Essentielle dans la bande dessinée d’inspiration classique, la notion de justesse l’est moins dans le contexte de certains courants de la création contemporaine. Chez un Chris Ware, par exemple, la quête du réalisme ne passe pas tant par une recherche de naturel que par d’autres moyens (la froideur délibérée du trait, l’apathie de certains personnages, le ralentissement de l’action…) qui atteignent leur but (la production de l’émotion) d’une façon détournée, différée.
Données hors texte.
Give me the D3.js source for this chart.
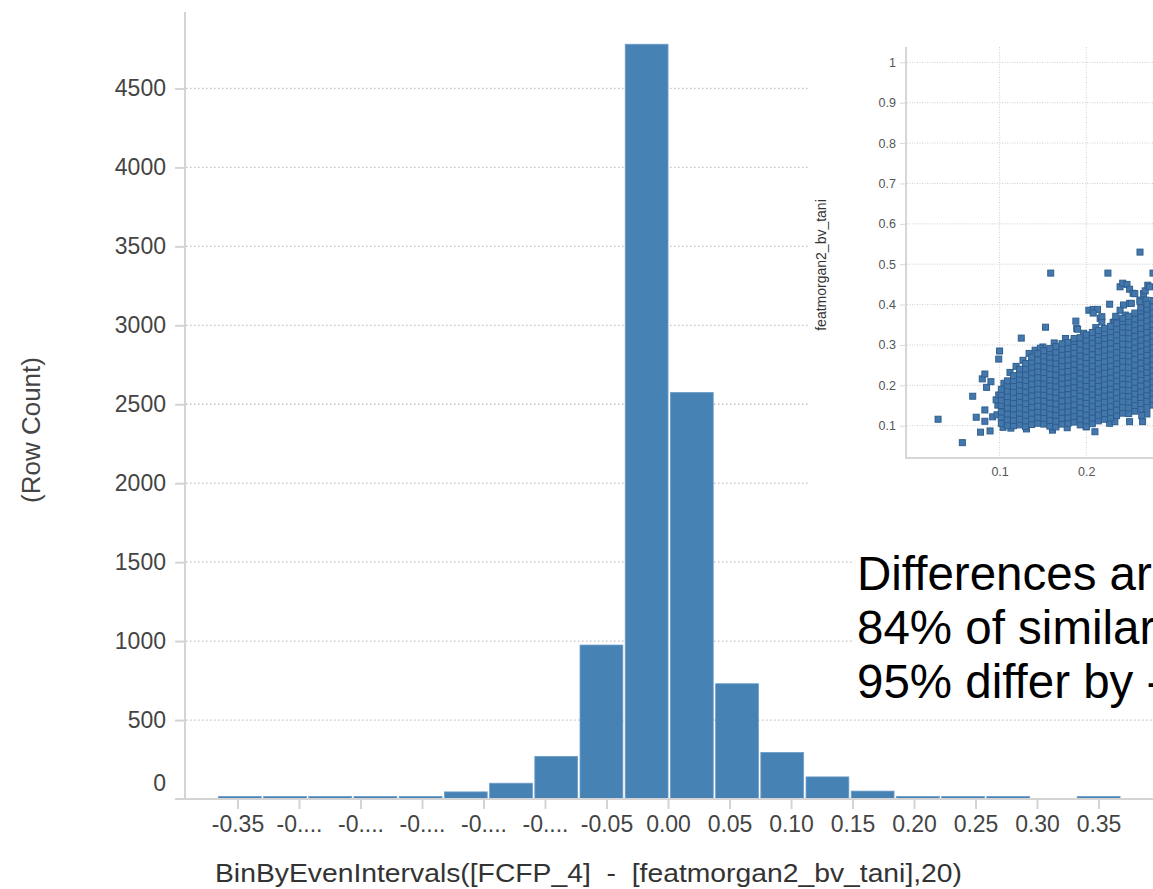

D’autres dessinateurs se sont engagés dans la voie d’une bande dessinée plus plastique, où les résonances sensibles du dessin comptent davantage que sa vérité descriptive.
Le dessin narratif cherche la justesse comme le fleuve va à la mer, mais la bande dessinée d’aujourd’hui a cessé de se confondre avec lui.

Thierry Groensteen

Bibliographie

  • Andrevon, « Les Pionniers de l’Espérance : repères thématiques et esthétiques », 1977 ; repris en ligne sur le site de la revue Neuvième Art ; URL : les pionniers de l’espérance : repères thématiques et esthétiques
  • Beaujean, Stéphane, « Le désir du dessin juste », entretien avec Tardi et Guibert, Kaboom, No.1, février 2013, pp. 30-37.
  • Groensteen, Thierry, Lignes de vie, le visage dessiné, Saint-Egrève : Mosquito, 2003.
  • ‒, La Bande dessinée, son histoire et ses maîtres, Paris/Angoulême : Skira Flammarion/CIBDI, 2009, chapitre « Les Maîtres du trait ».
  • ‒, Entretiens avec Joann Sfar, Bruxelles : Les Impressions nouvelles, 2013.
  • Kant, Emmanuel, Critique de la faculté de juger, trad. A Philonenko, Vrin, 1965, p. 71. [1790]
  • Samson, « Trois regards sur l’enfance d’Alan », septembre 2012, en ligne sur le site de la revue Neuvième Art. URL : trois regards sur l’enfance d’alan
  • Tellop, Nicolas, « La ligne poétique », interview de Stanislas, Kaboom, No.5, mai-juillet 2014.